The researchers fabricated monolithic, stacked, RGB micro-LED arrays using GaInN-based tunnel junctions to connect each LED on the same wafer. The RGB micro-LEDs were stacked on single wafers through crystal growth.

They stacked the blue and green LED structures with GaInN-based tunnel junctions, and then stacked the red LEDs on top of the blue and green LEDs. A blue GaInN superlattice and GaInN single-quantum well, inserted between an n-type GaN layer and the active layer in the red LED structure, helped improve the emission efficiency of the red LEDs.

“We sequentially stacked blue, green, and red micro-LED arrays — connected by tunnel junctions, based on the quantum mechanical principle of electron transport through a thin insulating layer — onto the same wafer,” said Motoaki Iwaya, a professor at Meijo University.

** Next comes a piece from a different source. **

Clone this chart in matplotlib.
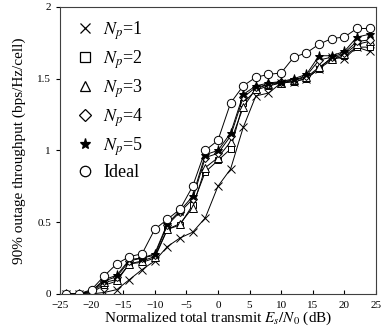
import matplotlib
matplotlib.use('Agg')
import matplotlib.pyplot as plt
from matplotlib.lines import Line2D

plt.rcParams['font.family'] = ['Liberation Serif', 'DejaVu Serif']
plt.rcParams['mathtext.fontset'] = 'stix'

# Es/N0 (dB)
snr = [-24, -22, -20, -18, -16, -14, -12, -10, -8, -6, -4, -2, 0,
       2, 4, 6, 8, 10, 12, 14, 16, 18, 20, 22, 24]

np1 = [0, 0, 0, 0.01, 0.03, 0.10, 0.17, 0.23, 0.33, 0.39, 0.43, 0.53, 0.75,
       0.87, 1.16, 1.38, 1.40, 1.47, 1.48, 1.50, 1.57, 1.65, 1.64, 1.72, 1.69]
np2 = [0, 0, 0.01, 0.06, 0.09, 0.21, 0.22, 0.25, 0.45, 0.48, 0.62, 0.85, 0.93,
       1.01, 1.33, 1.42, 1.45, 1.47, 1.48, 1.50, 1.57, 1.63, 1.66, 1.72, 1.72]
np3 = [0, 0, 0.01, 0.08, 0.10, 0.21, 0.23, 0.26, 0.45, 0.49, 0.60, 0.88, 0.95,
       1.06, 1.30, 1.43, 1.46, 1.47, 1.49, 1.51, 1.58, 1.64, 1.67, 1.74, 1.76]
np4 = [0, 0, 0.02, 0.09, 0.12, 0.23, 0.25, 0.27, 0.48, 0.57, 0.66, 0.95, 0.98,
       1.10, 1.37, 1.44, 1.46, 1.48, 1.49, 1.52, 1.63, 1.65, 1.68, 1.76, 1.77]
np5 = [0, 0, 0.02, 0.10, 0.13, 0.24, 0.25, 0.28, 0.49, 0.58, 0.68, 0.97, 1.00,
       1.12, 1.39, 1.45, 1.47, 1.48, 1.50, 1.53, 1.66, 1.66, 1.69, 1.79, 1.81]
ideal = [0, 0, 0.03, 0.125, 0.21, 0.26, 0.28, 0.45, 0.52, 0.59, 0.75, 1.00, 1.07,
         1.33, 1.45, 1.51, 1.53, 1.54, 1.65, 1.68, 1.74, 1.78, 1.79, 1.85, 1.85]

series = [np1, np2, np3, np4, np5, ideal]
labels = ['$N_p$=1', '$N_p$=2', '$N_p$=3', '$N_p$=4', '$N_p$=5', 'Ideal']
markers = ['x', 's', '^', 'D', '*', 'o']
msizes = [6, 5, 5.5, 4.5, 6.5, 6]

fig = plt.figure(figsize=(3.84, 3.31), dpi=100)
ax = fig.add_axes([0.156, 0.112, 0.823, 0.867])

handles = []
for y, lab, m, ms in zip(series, labels, markers, msizes):
    fc = 'black' if m == '*' else 'white'
    ax.plot(snr, y, color='black', lw=0.7, marker=m, ms=ms,
            mfc=fc, mec='black', mew=0.7)
    handles.append(Line2D([], [], ls='none', marker=m, ms=ms + 1.5,
                          mfc=fc, mec='black', mew=0.9, label=lab))

ax.set_xlim(-25, 25)
ax.set_ylim(0, 2)
ax.set_xticks(range(-25, 30, 5))
ax.set_yticks([0, 0.5, 1, 1.5, 2])
ax.set_yticklabels(['0', '0.5', '1', '1.5', '2'])
ax.tick_params(axis='x', direction='in', length=3, labelsize=8, pad=5)
ax.tick_params(axis='y', direction='out', length=3, labelsize=8)
for s in ax.spines.values():
    s.set_color('#404040')
    s.set_linewidth(0.8)

ax.set_xlabel('Normalized total transmit $E_s/N_0$ (dB)', fontsize=11, labelpad=0)
ax.set_ylabel('90% outage throughput (bps/Hz/cell)', fontsize=11, labelpad=8)

ax.legend(handles=handles, loc='upper left', frameon=False, fontsize=13,
          handletextpad=0.3, labelspacing=0.35, borderaxespad=0.3,
          handlelength=1.4)

fig.savefig('out.png', dpi=100)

The wafers were fabricated on gallium nitride (GaN) substrates using the metal-organic vapor phase epitaxy method. The micro-LED arrays were built using metal enhanced substrate adhesion architectures. The micro-LEDs were fabricated using existing manufacturing methods.

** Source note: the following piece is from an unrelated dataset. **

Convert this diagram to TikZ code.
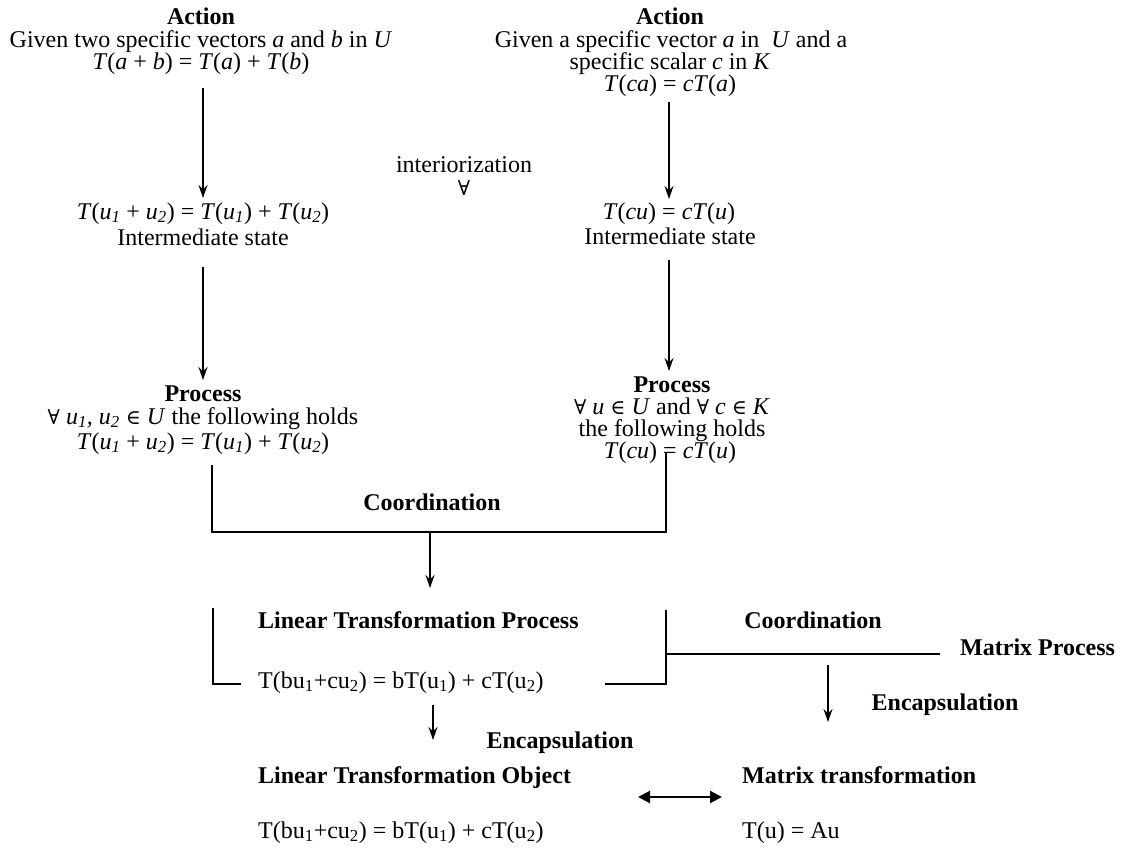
\documentclass[tikz,border=0pt]{standalone}
\usepackage{fontspec}
\setmainfont{Liberation Serif}
\newfontfamily\symf{DejaVu Serif}[Scale=0.85]
\usetikzlibrary{arrows.meta}
\newcommand{\fa}{{\symf ∀}}
\newcommand{\isin}{{\symf ∈}}
\newcommand{\sub}[1]{\textsubscript{#1}}
\tikzset{
  txt/.style={inner sep=0pt, font=\fontsize{24}{24}\selectfont, anchor=base},
  txtl/.style={txt, anchor=base west},
  bld/.style={txt, font=\fontsize{24}{24}\selectfont\bfseries},
  bldl/.style={bld, anchor=base west},
  conn/.style={line width=1.4pt},
  arr/.style={conn, -{Stealth[length=13pt,width=9pt]}},
  darr/.style={line width=2.2pt, {Triangle[length=12pt,width=12pt]}-{Triangle[length=12pt,width=12pt]}},
}
\begin{document}
\begin{tikzpicture}[x=1pt,y=-1pt]
\useasboundingbox (0,0) rectangle (1128,848);
% left column
\node[bld] (la1) at (201,25) {Action};
\node[txt] (la2) at (201,48) {Given two specific vectors \textit{a} and \textit{b} in \textit{U}};
\node[txt] (la3) at (201,70) {\textit{T}(\textit{a} + \textit{b}) = \textit{T}(\textit{a}) + \textit{T}(\textit{b})};
\node[txt] (li1) at (203,219) {\textit{T}(\textit{u\sub{1}} + \textit{u\sub{2}}) = \textit{T}(\textit{u\sub{1}}) + \textit{T}(\textit{u\sub{2}})};
\node[txt] (li2) at (203,245) {Intermediate state};
\node[bld] (lp1) at (203,401) {Process};
\node[txt] (lp2) at (203,424) {\fa\ \textit{u\sub{1}, u\sub{2}} \isin\ \textit{U} the following holds};
\node[txt] (lp3) at (203,449) {\textit{T}(\textit{u\sub{1}} + \textit{u\sub{2}}) = \textit{T}(\textit{u\sub{1}}) + \textit{T}(\textit{u\sub{2}})};
% right column
\node[bld] (ra1) at (670,25) {Action};
\node[txt] (ra2) at (671,48) {Given a specific vector \textit{a} in\ \ \textit{U} and a};
\node[txt] (ra3) at (670,70) {specific scalar \textit{c} in \textit{K}};
\node[txt] (ra4) at (670,92) {\textit{T}(\textit{ca}) = \textit{cT}(\textit{a})};
\node[txt] (ri1) at (669,219) {\textit{T}(\textit{cu}) = \textit{cT}(\textit{u})};
\node[txt] (ri2) at (670,244) {Intermediate state};
\node[bld] (rp1) at (672,392) {Process};
\node[txt] (rp2) at (672,414) {\fa\ \textit{u} \isin\ \textit{U} and \fa\ \textit{c} \isin\ \textit{K}};
\node[txt] (rp3) at (672,436) {the following holds};
\node[txt] (rp4) at (670,458) {\textit{T}(\textit{cu}) = \textit{cT}(\textit{u})};
% middle
\node[txt] (int1) at (464,173) {interiorization};
\node[txt] (int2) at (464,196) {\fa};
% vertical arrows
\coordinate (a1s) at (203,88);  \coordinate (a1e) at (203,198);
\coordinate (a2s) at (203,267); \coordinate (a2e) at (203,380);
\coordinate (a3s) at (669,102); \coordinate (a3e) at (669,199);
\coordinate (a4s) at (669,260); \coordinate (a4e) at (669,371);
\draw[arr] (a1s) -- (a1e);
\draw[arr] (a2s) -- (a2e);
\draw[arr] (a3s) -- (a3e);
\draw[arr] (a4s) -- (a4e);
% coordination bracket
\coordinate (cl) at (212,465);
\coordinate (cr) at (666,453);
\coordinate (cm) at (430,532);
\coordinate (ce) at (430,588);
\draw[conn] (cl) |- (cm) -| (cr);
\draw[arr] (cm) -- (ce);
\node[bld] (coord1) at (432,510) {Coordination};
% linear transformation process
\node[bldl] (ltp) at (258,628) {Linear Transformation Process};
\node[txtl] (ltpe) at (258,688) {T(bu\sub{1}+cu\sub{2}) = bT(u\sub{1}) + cT(u\sub{2})};
\coordinate (lb1) at (213,608); \coordinate (lb2) at (241,684);
\draw[conn] (lb1) |- (lb2);
\coordinate (rb1) at (605,684); \coordinate (rb2) at (666,610);
\draw[conn] (rb1) -| (rb2);
\coordinate (hm1) at (666,654); \coordinate (hm2) at (940,654);
\draw[conn] (hm1) -- (hm2);
\node[bld] (coord2) at (813,628) {Coordination};
\node[bldl] (mp) at (960,655) {Matrix Process};
\coordinate (m1) at (828,665); \coordinate (m2) at (828,722);
\draw[arr] (m1) -- (m2);
\node[bld] (enc2) at (945,710) {Encapsulation};
\coordinate (e1) at (433,705); \coordinate (e2) at (433,740);
\draw[arr] (e1) -- (e2);
\node[bld] (enc1) at (560,748) {Encapsulation};
% objects
\node[bldl] (lto) at (258,783) {Linear Transformation Object};
\node[bldl] (mt) at (742,783) {Matrix transformation};
\node[txtl] (ltoe) at (258,838) {T(bu\sub{1}+cu\sub{2}) = bT(u\sub{1}) + cT(u\sub{2})};
\node[txtl] (mte) at (742,838) {T(u) = Au};
\coordinate (d1) at (638,797); \coordinate (d2) at (722,797);
\draw[darr] (d1) -- (d2);
\end{tikzpicture}
\end{document}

The GaInN-based micro-LED arrays achieved a pixel density of 330 pixels per inch. The researchers tested the micro-LED arrays at room temperature (approximately 26 °C) and direct current. Each micro-LED emitted blue, green, and red with peak wavelengths of 486, 514, and 604 nm, respectively, at a current density of 50 A/cm⁻².

The researchers said that the full width at half maximum of the emission spectrum was narrow enough to emit red, blue, and green light, and more than enough to distinguish between the red, blue, and green.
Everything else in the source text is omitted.